Orwell utiliza as características dos animais como uma forma de construir uma alegoria sobre a corrupção de ideais e a ascensão de governos autoritários ao longo do século XX. As ovelhas, por exemplo, representam as massas: são facilmente convencidas a repetir, sem questionar, as máximas impostas por Napoleão — e, com isso, ajudam a persuadir os demais animais.
Essa manipulação da linguagem e da memória ocorre nos corredores da Lumon, onde os empregados que passaram pelo processo de ruptura não possuem uma visão de mundo que vá além daqueles limites. Os Eagan utilizam o imaginário, as imagens e a propaganda para convencer seus funcionários a trabalharem sem questionar a dinâmica estabelecida pela empresa. Além disso, eles precisam acreditar que o trabalho que realizam é “misterioso e importante”.
O poder das imagens
A manipulação das massas por meio da propaganda e do simbolismo está profundamente integrada à sociedade moderna. Por exemplo, até o Renascimento, o simbolismo religioso adotado pela Igreja Católica estabelecia que o lugar do Homem era inferior ao de Deus, representado pela própria Igreja. Já durante o período do nazismo na Europa, a propaganda foi usada como uma poderosa ferramenta para manipular a população considerada cidadã e obter seu apoio.
O “controle da opinião pública” era uma preocupação central para Hitler, que implementou leis incentivando a incorporação dos meios de comunicação pelo aparato público. Durante a Guerra Fria, tanto a União Soviética quanto os Estados Unidos adotaram táticas semelhantes. Essa estratégia, porém, não ficou restrita ao século XX e segue até hoje, utilizando as mesmas ferramentas.
Por isso, os meios de comunicação e a arte são campos altamente disputados pelos grupos que detêm o poder na sociedade. No Brasil, por exemplo, surge a “Brasil Paralelo”, que tem como objetivo distribuir produções audiovisuais que reconstroem a história do país de maneira a favorecer seus interesses, manipulando tanto os fatos quanto o público que os consome.
O que Severance nos mostra?
Em Severance, vemos o mesmo modus operandi. Como recompensa pela sua promoção, Milchick recebe uma série de pinturas que retratam uma versão de Kier Eagan como um homem negro, muito parecido com ele próprio.
Nesse momento, uma tensão crescente toma conta de Milchick, que precisa ignorar todo o contexto por trás desse gesto da Lumon. Essa cena simboliza o controle da empresa sobre ele, lembrando que, mesmo após a promoção, ele continua sendo um subalterno.

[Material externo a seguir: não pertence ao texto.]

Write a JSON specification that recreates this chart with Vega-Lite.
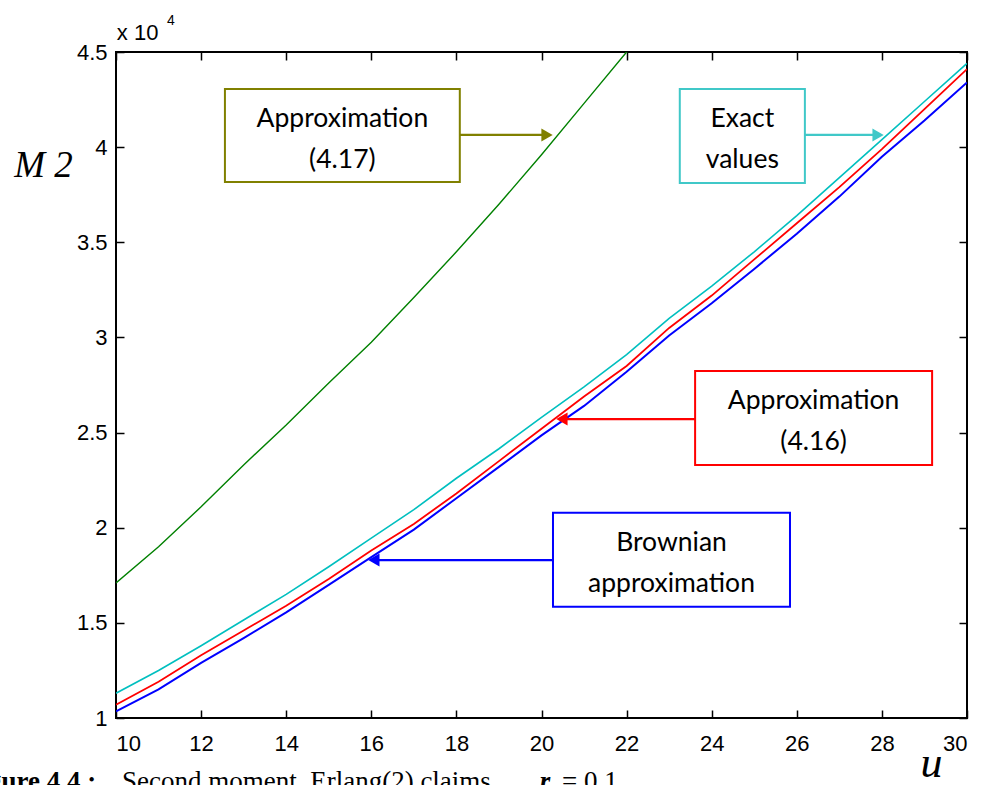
{
  "$schema": "https://vega.github.io/schema/vega-lite/v6.json",
  "width": 851,
  "height": 666,
  "autosize": {"type": "none"},
  "padding": {"left": 116, "top": 52, "right": 18, "bottom": 67},
  "background": "white",
  "config": {
    "view": {"stroke": "black", "strokeWidth": 2},
    "font": "Liberation Sans",
    "axis": {"grid": false, "domain": false, "tickColor": "black", "tickWidth": 1.5, "labelColor": "black", "labelFont": "Liberation Sans", "labelFontSize": 22}
  },
  "datasets": {
    "curves": [
      {"series": "Approximation (4.17)", "u": 10, "M2": 17100},
      {"series": "Approximation (4.17)", "u": 11, "M2": 19000},
      {"series": "Approximation (4.17)", "u": 12, "M2": 21100},
      {"series": "Approximation (4.17)", "u": 13, "M2": 23300},
      {"series": "Approximation (4.17)", "u": 14, "M2": 25400},
      {"series": "Approximation (4.17)", "u": 15, "M2": 27600},
      {"series": "Approximation (4.17)", "u": 16, "M2": 29750},
      {"series": "Approximation (4.17)", "u": 17, "M2": 32100},
      {"series": "Approximation (4.17)", "u": 18, "M2": 34500},
      {"series": "Approximation (4.17)", "u": 19, "M2": 37000},
      {"series": "Approximation (4.17)", "u": 20, "M2": 39600},
      {"series": "Approximation (4.17)", "u": 21, "M2": 42300},
      {"series": "Approximation (4.17)", "u": 22, "M2": 45000},
      {"series": "Approximation (4.17)", "u": 23, "M2": 47800},
      {"series": "Exact values", "u": 10, "M2": 11300},
      {"series": "Exact values", "u": 11, "M2": 12500},
      {"series": "Exact values", "u": 12, "M2": 13800},
      {"series": "Exact values", "u": 13, "M2": 15150},
      {"series": "Exact values", "u": 14, "M2": 16500},
      {"series": "Exact values", "u": 15, "M2": 17950},
      {"series": "Exact values", "u": 16, "M2": 19450},
      {"series": "Exact values", "u": 17, "M2": 20950},
      {"series": "Exact values", "u": 18, "M2": 22600},
      {"series": "Exact values", "u": 19, "M2": 24150},
      {"series": "Exact values", "u": 20, "M2": 25800},
      {"series": "Exact values", "u": 21, "M2": 27400},
      {"series": "Exact values", "u": 22, "M2": 29100},
      {"series": "Exact values", "u": 23, "M2": 31000},
      {"series": "Exact values", "u": 24, "M2": 32700},
      {"series": "Exact values", "u": 25, "M2": 34500},
      {"series": "Exact values", "u": 26, "M2": 36400},
      {"series": "Exact values", "u": 27, "M2": 38400},
      {"series": "Exact values", "u": 28, "M2": 40400},
      {"series": "Exact values", "u": 29, "M2": 42400},
      {"series": "Exact values", "u": 30, "M2": 44400},
      {"series": "Approximation (4.16)", "u": 10, "M2": 10700},
      {"series": "Approximation (4.16)", "u": 11, "M2": 11900},
      {"series": "Approximation (4.16)", "u": 12, "M2": 13300},
      {"series": "Approximation (4.16)", "u": 13, "M2": 14600},
      {"series": "Approximation (4.16)", "u": 14, "M2": 15900},
      {"series": "Approximation (4.16)", "u": 15, "M2": 17300},
      {"series": "Approximation (4.16)", "u": 16, "M2": 18800},
      {"series": "Approximation (4.16)", "u": 17, "M2": 20200},
      {"series": "Approximation (4.16)", "u": 18, "M2": 21800},
      {"series": "Approximation (4.16)", "u": 19, "M2": 23500},
      {"series": "Approximation (4.16)", "u": 20, "M2": 25200},
      {"series": "Approximation (4.16)", "u": 21, "M2": 26900},
      {"series": "Approximation (4.16)", "u": 22, "M2": 28500},
      {"series": "Approximation (4.16)", "u": 23, "M2": 30500},
      {"series": "Approximation (4.16)", "u": 24, "M2": 32200},
      {"series": "Approximation (4.16)", "u": 25, "M2": 34100},
      {"series": "Approximation (4.16)", "u": 26, "M2": 36000},
      {"series": "Approximation (4.16)", "u": 27, "M2": 37900},
      {"series": "Approximation (4.16)", "u": 28, "M2": 39900},
      {"series": "Approximation (4.16)", "u": 29, "M2": 42000},
      {"series": "Approximation (4.16)", "u": 30, "M2": 44100},
      {"series": "Brownian approximation", "u": 10, "M2": 10350},
      {"series": "Brownian approximation", "u": 11, "M2": 11500},
      {"series": "Brownian approximation", "u": 12, "M2": 12900},
      {"series": "Brownian approximation", "u": 13, "M2": 14200},
      {"series": "Brownian approximation", "u": 14, "M2": 15550},
      {"series": "Brownian approximation", "u": 15, "M2": 17000},
      {"series": "Brownian approximation", "u": 16, "M2": 18450},
      {"series": "Brownian approximation", "u": 17, "M2": 19900},
      {"series": "Brownian approximation", "u": 18, "M2": 21550},
      {"series": "Brownian approximation", "u": 19, "M2": 23200},
      {"series": "Brownian approximation", "u": 20, "M2": 24850},
      {"series": "Brownian approximation", "u": 21, "M2": 26400},
      {"series": "Brownian approximation", "u": 22, "M2": 28200},
      {"series": "Brownian approximation", "u": 23, "M2": 30100},
      {"series": "Brownian approximation", "u": 24, "M2": 31800},
      {"series": "Brownian approximation", "u": 25, "M2": 33600},
      {"series": "Brownian approximation", "u": 26, "M2": 35450},
      {"series": "Brownian approximation", "u": 27, "M2": 37400},
      {"series": "Brownian approximation", "u": 28, "M2": 39500},
      {"series": "Brownian approximation", "u": 29, "M2": 41400},
      {"series": "Brownian approximation", "u": 30, "M2": 43400}
    ],
    "notes": [
      {"note": "Approximation (4.17)", "text": "Approximation\n(4.17)", "x1": 12.56, "x2": 18.08, "xc": 15.32, "top": 43060, "bottom": 38170, "ty": 41480, "ay": 40640, "tip": 20.13, "dir": "right"},
      {"note": "Exact values", "text": "Exact\nvalues", "x1": 23.25, "x2": 26.19, "xc": 24.72, "top": 43060, "bottom": 38120, "ty": 41480, "ay": 40640, "tip": 27.91, "dir": "right"},
      {"note": "Approximation (4.16)", "text": "Approximation\n(4.16)", "x1": 23.61, "x2": 29.18, "xc": 26.395, "top": 28240, "bottom": 23300, "ty": 26660, "ay": 25710, "tip": 20.48, "dir": "left"},
      {"note": "Brownian approximation", "text": "Brownian\napproximation", "x1": 20.27, "x2": 25.84, "xc": 23.055, "top": 20780, "bottom": 15840, "ty": 19200, "ay": 18300, "tip": 16.06, "dir": "left"}
    ]
  },
  "resolve": {"axis": {"x": "independent", "y": "independent"}, "scale": {"color": "independent"}},
  "layer": [
    {
      "data": {"name": "curves"},
      "mark": {"type": "line", "clip": true},
      "encoding": {
        "x": {"field": "u", "type": "quantitative", "scale": {"domain": [10, 30], "nice": false, "zero": false},
          "axis": {"orient": "bottom", "values": [10, 12, 14, 16, 18, 20, 22, 24, 26, 28, 30], "tickSize": -8, "labelPadding": 23, "labelFontSize": 22, "labelFont": "Liberation Sans",
            "title": "u", "titleFont": "Liberation Serif", "titleFontStyle": "italic", "titleFontWeight": "normal", "titleFontSize": 44, "titleColor": "black",
            "titleAngle": 0, "titleX": 815, "titleY": 58, "titleBaseline": "alphabetic", "titleAlign": "center"}},
        "y": {"field": "M2", "type": "quantitative", "scale": {"domain": [10000, 45000], "nice": false, "zero": false},
          "axis": {"orient": "left", "values": [10000, 15000, 20000, 25000, 30000, 35000, 40000, 45000], "tickSize": -8, "labelPadding": 17, "labelFontSize": 22, "labelFont": "Liberation Sans",
            "labelExpr": "'' + datum.value / 10000",
            "title": "M 2", "titleFont": "Liberation Serif", "titleFontStyle": "italic", "titleFontWeight": "normal", "titleFontSize": 37, "titleColor": "black",
            "titleAngle": 0, "titleX": -73, "titleY": 113, "titleBaseline": "middle", "titleAlign": "center"}},
        "color": {"field": "series", "type": "nominal", "legend": null,
          "scale": {"domain": ["Approximation (4.17)", "Exact values", "Approximation (4.16)", "Brownian approximation"], "range": ["#008000", "#00BFBF", "#FF0000", "#0000FF"]}},
        "strokeWidth": {"field": "series", "type": "nominal", "legend": null,
          "scale": {"domain": ["Approximation (4.17)", "Exact values", "Approximation (4.16)", "Brownian approximation"], "range": [1.4, 2, 2, 2]}}
      }
    },
    {
      "data": {"name": "curves"},
      "mark": {"type": "point", "opacity": 0},
      "encoding": {
        "x": {"field": "u", "type": "quantitative", "axis": {"orient": "top", "values": [10, 12, 14, 16, 18, 20, 22, 24, 26, 28, 30], "tickSize": -8, "labels": false, "title": null}},
        "y": {"field": "M2", "type": "quantitative", "axis": {"orient": "right", "values": [10000, 15000, 20000, 25000, 30000, 35000, 40000, 45000], "tickSize": -8, "labels": false, "title": null}}
      }
    },
    {
      "data": {"name": "notes"},
      "mark": {"type": "rule", "strokeWidth": 2.2},
      "encoding": {
        "x": {"field": "x1", "type": "quantitative", "axis": null},
        "x2": {"field": "tip"},
        "y": {"field": "ay", "type": "quantitative", "axis": null},
        "color": {"field": "note", "type": "nominal", "legend": null,
          "scale": {"domain": ["Approximation (4.17)", "Exact values", "Approximation (4.16)", "Brownian approximation"], "range": ["#808000", "#40C8C8", "#FF0000", "#0000FF"]}}
      }
    },
    {
      "data": {"name": "notes"},
      "mark": {"type": "point", "filled": true, "opacity": 1, "size": 170},
      "encoding": {
        "x": {"field": "tip", "type": "quantitative", "axis": null},
        "y": {"field": "ay", "type": "quantitative", "axis": null},
        "shape": {"field": "dir", "type": "nominal", "legend": null, "scale": {"domain": ["right", "left"], "range": ["triangle-right", "triangle-left"]}},
        "color": {"field": "note", "type": "nominal", "legend": null,
          "scale": {"domain": ["Approximation (4.17)", "Exact values", "Approximation (4.16)", "Brownian approximation"], "range": ["#808000", "#40C8C8", "#FF0000", "#0000FF"]}}
      }
    },
    {
      "data": {"name": "notes"},
      "mark": {"type": "rect", "fill": "white", "strokeWidth": 2},
      "encoding": {
        "x": {"field": "x1", "type": "quantitative", "axis": null},
        "x2": {"field": "x2"},
        "y": {"field": "top", "type": "quantitative", "axis": null},
        "y2": {"field": "bottom"},
        "stroke": {"field": "note", "type": "nominal", "legend": null,
          "scale": {"domain": ["Approximation (4.17)", "Exact values", "Approximation (4.16)", "Brownian approximation"], "range": ["#808000", "#40C8C8", "#FF0000", "#0000FF"]}}
      }
    },
    {
      "data": {"name": "notes"},
      "mark": {"type": "text", "font": "Lato", "fontSize": 26.5, "color": "black", "lineBreak": "\n", "lineHeight": 41, "align": "center", "baseline": "middle"},
      "encoding": {
        "x": {"field": "xc", "type": "quantitative", "axis": null},
        "y": {"field": "ty", "type": "quantitative", "axis": null},
        "text": {"field": "text"}
      }
    },
    {
      "data": {"values": [{"u": 10.02, "M2": 45630, "t": "x 10"}]},
      "mark": {"type": "text", "clip": false, "font": "Liberation Sans", "fontSize": 22, "align": "left", "baseline": "alphabetic", "color": "black"},
      "encoding": {
        "x": {"field": "u", "type": "quantitative", "axis": null},
        "y": {"field": "M2", "type": "quantitative", "axis": null},
        "text": {"field": "t"}
      }
    },
    {
      "data": {"values": [{"u": 11.2, "M2": 46400, "t": "4"}]},
      "mark": {"type": "text", "clip": false, "font": "Liberation Sans", "fontSize": 14, "align": "left", "baseline": "alphabetic", "color": "black"},
      "encoding": {
        "x": {"field": "u", "type": "quantitative", "axis": null},
        "y": {"field": "M2", "type": "quantitative", "axis": null},
        "text": {"field": "t"}
      }
    },
    {
      "data": {"values": [{"u": 6.43, "M2": 6217, "t": "Figure 4.4 :"}]},
      "mark": {"type": "text", "clip": false, "font": "Liberation Serif", "fontSize": 27, "fontWeight": "bold", "align": "left", "baseline": "alphabetic", "color": "black"},
      "encoding": {
        "x": {"field": "u", "type": "quantitative", "axis": null},
        "y": {"field": "M2", "type": "quantitative", "axis": null},
        "text": {"field": "t"}
      }
    },
    {
      "data": {"values": [{"u": 10.14, "M2": 6217, "t": "Second moment, Erlang(2) claims,"}]},
      "mark": {"type": "text", "clip": false, "font": "Liberation Serif", "fontSize": 27, "align": "left", "baseline": "alphabetic", "color": "black"},
      "encoding": {
        "x": {"field": "u", "type": "quantitative", "axis": null},
        "y": {"field": "M2", "type": "quantitative", "axis": null},
        "text": {"field": "t"}
      }
    },
    {
      "data": {"values": [{"u": 19.96, "M2": 6217, "t": "r"}]},
      "mark": {"type": "text", "clip": false, "font": "Liberation Serif", "fontSize": 27, "fontWeight": "bold", "fontStyle": "italic", "align": "left", "baseline": "alphabetic", "color": "black"},
      "encoding": {
        "x": {"field": "u", "type": "quantitative", "axis": null},
        "y": {"field": "M2", "type": "quantitative", "axis": null},
        "text": {"field": "t"}
      }
    },
    {
      "data": {"values": [{"u": 20.48, "M2": 6217, "t": "= 0.1"}]},
      "mark": {"type": "text", "clip": false, "font": "Liberation Serif", "fontSize": 27, "align": "left", "baseline": "alphabetic", "color": "black"},
      "encoding": {
        "x": {"field": "u", "type": "quantitative", "axis": null},
        "y": {"field": "M2", "type": "quantitative", "axis": null},
        "text": {"field": "t"}
      }
    }
  ]
}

A Lumon e os Eagan utilizam a arte como uma ferramenta constante de controle, definindo para os funcionários o lugar que cada um ocupa dentro da empresa. Curiosamente, foi também a linguagem que deu início ao processo de libertação de Mark e do setor de Refinamento de Macrodados. Isso acontece quando Mark S. (Adam Scott) lê o livro de Ricken, quando Dylan (Zack Cherry) rouba um cartão do OD, e quando Irving encontra uma versão diferente do quadro que já conhecia.
Severance, além da trama e das teorias que envolvem suas personagens, nos indica um caminho possível para resistir a essa manipulação: o contato com a arte em sua forma mais diversa e livre. Assim como os funcionários do setor de Refinamento de Macrodados, também podemos encontrar na arte um meio para nos rebelarmos.